In all advanced countries, the same phenomenon is observed: employment increases “at both ends”. Highly skilled jobs are increasing at one end of the scale, precarious jobs at the other end. Between the two, the “middle class” stagnates and its prospects for social advancement vanish. At the same time, income inequalities are widening. Globalisation is not the only factor responsible. Financialisation and new technologies also play their part, not to mention the changing balance of forces between capital and labour.
The Trump effect
The disruptive capacity of Donald Trump seems limitless, but his protectionist measures do not take into account the way the US economy works in the current interweaving of capital. One of the essential elements of Chinamerica was to enable the United States to reduce household savings rates (and hence grow consumption), with a large trade deficit financed by capital from the rest of the world, and in particular from China. In addition, Donald Trump’s tax cuts are leading an expansionist economic policy that can only widen the deficit. One caustic commentator has written: “if there was a secret plan to increase the trade deficit, it would be much like the current US policy”.

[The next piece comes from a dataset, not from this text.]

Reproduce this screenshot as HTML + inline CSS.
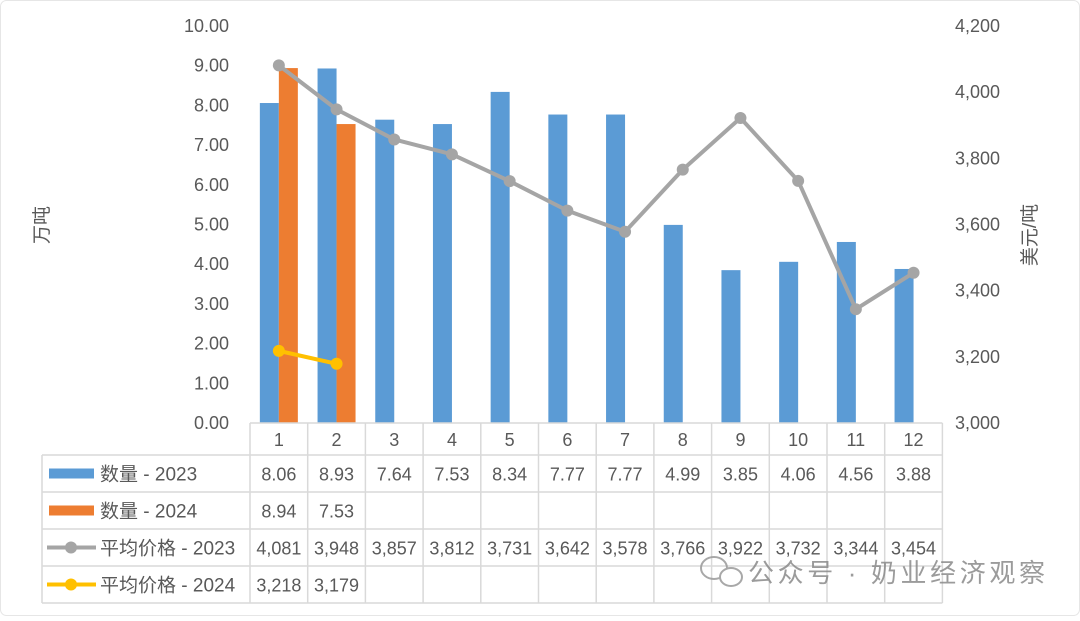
<!DOCTYPE html>
<html><head><meta charset="utf-8">
<style>
body{margin:0;background:#fff;}
svg text{font-family:"Liberation Sans","Noto Sans CJK SC",sans-serif;fill:#595959;}
</style></head>
<body>
<svg id="c" width="1080" height="616" xmlns="http://www.w3.org/2000/svg">
<rect x="0.5" y="0.5" width="1079" height="615" rx="6" fill="#fff" stroke="#e6e6e6"/>
<g id="g"></g>
<text x="48" y="225" font-size="19" text-anchor="middle" transform="rotate(-90 48 225)">万吨</text>
<text x="1036" y="235" font-size="19" text-anchor="middle" transform="rotate(-90 1036 235)">美元/吨</text>
<g opacity="0.85">
<ellipse cx="714" cy="568" rx="13" ry="11" fill="none" stroke="#9a9a9a" stroke-width="2"/>
<ellipse cx="731" cy="577" rx="11" ry="9" fill="#fff" stroke="#9a9a9a" stroke-width="2"/>
<text x="748" y="582" font-size="26" textLength="297" lengthAdjust="spacing" style="fill:#8a8a8a">公众号 · 奶业经济观察</text>
</g>
</svg>
<script>
const categories=["1","2","3","4","5","6","7","8","9","10","11","12"];
const qty2023=[8.06,8.93,7.64,7.53,8.34,7.77,7.77,4.99,3.85,4.06,4.56,3.88];
const qty2024=[8.94,7.53];
const price2023=[4081,3948,3857,3812,3731,3642,3578,3766,3922,3732,3344,3454];
const price2024=[3218,3179];
const leftTicks=[0,1,2,3,4,5,6,7,8,9,10];
const rightTicks=[3000,3200,3400,3600,3800,4000,4200];

const NS="http://www.w3.org/2000/svg";
const g=document.getElementById('g');
function el(t,a,txt){const e=document.createElementNS(NS,t);for(const k in a)e.setAttribute(k,a[k]);if(txt!==undefined)e.textContent=txt;g.appendChild(e);return e;}
const X0=250,CW=57.7,TOP=26,BOT=423;
const cx=i=>X0+CW*(i+0.5);
const yL=v=>BOT-(v/10)*(BOT-TOP);
const yR=v=>BOT-((v-3000)/1200)*(BOT-TOP);
const fmt=v=>v.toLocaleString('en-US');

leftTicks.forEach(v=>{const t=el('text',{x:229,y:yL(v)+6,'font-size':18,'text-anchor':'end'},v.toFixed(2));

});
rightTicks.forEach(v=>{const t=el('text',{x:955,y:yR(v)+6,'font-size':18},fmt(v));

});

qty2023.forEach((v,i)=>{const r=el('rect',{x:cx(i)-19,y:yL(v),width:19,height:BOT-yL(v),fill:'#5b9bd5'});

});
qty2024.forEach((v,i)=>{const r=el('rect',{x:cx(i),y:yL(v),width:19,height:BOT-yL(v),fill:'#ed7d31'});

});

function line(data,color,name){
 const p=el('polyline',{points:data.map((v,i)=>cx(i)+','+yR(v)).join(' '),fill:'none',stroke:color,'stroke-width':4,'stroke-linejoin':'round'});
 
 
 data.forEach((v,i)=>{const c=el('circle',{cx:cx(i),cy:yR(v),r:6,fill:color});
 
 });
}
line(price2023,'#a5a5a5','price-2023');
line(price2024,'#ffc000','price-2024');

const rows=[455,492,529,566,603];
const gc='#d9d9d9';
el('line',{x1:X0,y1:BOT,x2:X0+12*CW,y2:BOT,stroke:gc,'stroke-width':1.5});
rows.forEach(y=>el('line',{x1:42,y1:y,x2:X0+12*CW,y2:y,stroke:gc,'stroke-width':1.5}));
el('line',{x1:42,y1:455,x2:42,y2:603,stroke:gc,'stroke-width':1.5});
for(let i=0;i<=12;i++)el('line',{x1:X0+i*CW,y1:BOT,x2:X0+i*CW,y2:603,stroke:gc,'stroke-width':1.5});
categories.forEach((c,i)=>{const t=el('text',{x:cx(i),y:446,'font-size':18,'text-anchor':'middle'},c);

});
const series=[[qty2023,v=>v.toFixed(2),'数量 - 2023','#5b9bd5',0],[qty2024,v=>v.toFixed(2),'数量 - 2024','#ed7d31',0],[price2023,fmt,'平均价格 - 2023','#a5a5a5',1],[price2024,fmt,'平均价格 - 2024','#ffc000',1]];
series.forEach((s,r)=>{
 const yc=(rows[r]+rows[r+1])/2;
 if(s[4]===0){const m=el('rect',{x:49,y:yc-5,width:45,height:10,fill:s[3]});
 
 }
 else{el('line',{x1:47,y1:yc,x2:96,y2:yc,stroke:s[3],'stroke-width':4});
 const m=el('circle',{cx:71,cy:yc,r:6,fill:s[3]});
 
 }
 const l=el('text',{x:100,y:yc+7,'font-size':19},s[2]);
 
 
 s[0].forEach((v,i)=>{const t=el('text',{x:cx(i),y:yc+7,'font-size':18,'text-anchor':'middle'},s[1](v));
 
 });
});
</script>
</body></html>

A lot of US imports come from US investments in countries like China or Mexico. According to the IMF, in 2015 US investments were 44% of the total of direct investments in Mexico. In 2014, 60% of Chinese exports to the United States were from foreign-invested enterprises. It is therefore not surprising that the US business community is divided and that many sectors are worried about higher prices for intermediate goods.
As the British Financial Times said: “The concern over the impact of Trump’s protectionism is steadily increasing throughout the US economy. Many companies rely on global value chains to keep prices low and profits high. They fear that this time may soon come to an end.”
Donald Trump’s trade policy is therefore incoherent. The US trade deficit is consistent with the fact that national savings are not enough to finance domestic investment. To this one must add the impact of the fiscal deficit, driven by tax cuts. Under these conditions, the deficit cannot decline, despite import taxes, unless consumption is reduced. This would necessarily reduce growth rates in the United States. In practical terms, capital inflows will have to continue to flow from the rest of the world to finance the trade deficit. This assumes that the dollar’s role as a reserve currency is not jeopardised. However, this status would be threatened if US financiers were dissuaded from holding the dollar, either because its exchange rate is declining or because of aggressive measures taken against them.
Chinese redeployment
If Donald Trump has clearly decided to end the US / China axis, China is also exploring a new path based on three principles. The first is to refocus its economy towards the internal market, which it is doing very gradually. The second is to highlight the goal of upgrading its production, with the ambitious Made in China 2025 program.
Finally, China is developing the “The belt and road” project, a gigantic infrastructure programme of nearly 1,000 billion dollars, affecting more than 60 countries. The “belt” is a physical connection between China and Western Europe via Central Asia and Russia. The “road” is maritime and will reach Africa and Europe via the China Sea and the Indian Ocean.
“Populism”: the true legacy of the financial crisis
The pre-crisis world order is today challenged by the progress – and even the rise to power – of right-wing forces, critical of globalisation and strengthened by the crisis. A Financial Times editorial said, “Populism is the true legacy of the global financial crisis”.
However, we must beware of any simplistic view. For example, the European countries most affected by austerity (Greece, Spain, Portugal) are not much affected by the rise of the extreme right, while it has gained power in Italy, Austria, Hungary and Poland. The influx of refugees in recent years has obviously played a role, but this factor has also had a different impact in different countries. The general formula combines the effects of neoliberalism and xenophobia, but in varying proportions.
A recent study taps into economic and electoral data, mixing it with the results of the European Social Survey of the opinions of citizens. It states that “regions experiencing a greater increase in unemployment are more likely to reject immigrants on an economic basis”. The crisis “has changed the opinion of Europeans on the impact of immigrants on the economy, a particularly strong effect for those most affected by the negative consequences of globalisation and technological improvements”. The authors emphasise the difference between the “economic and cultural drivers of populism”. Their results show that the rejection of immigrants has an economic rather than a cultural basis. It seems that ultra-right parties have transformed the “economic base” of anti-immigrant feelings into a cultural rejection – in other words, into xenophobia.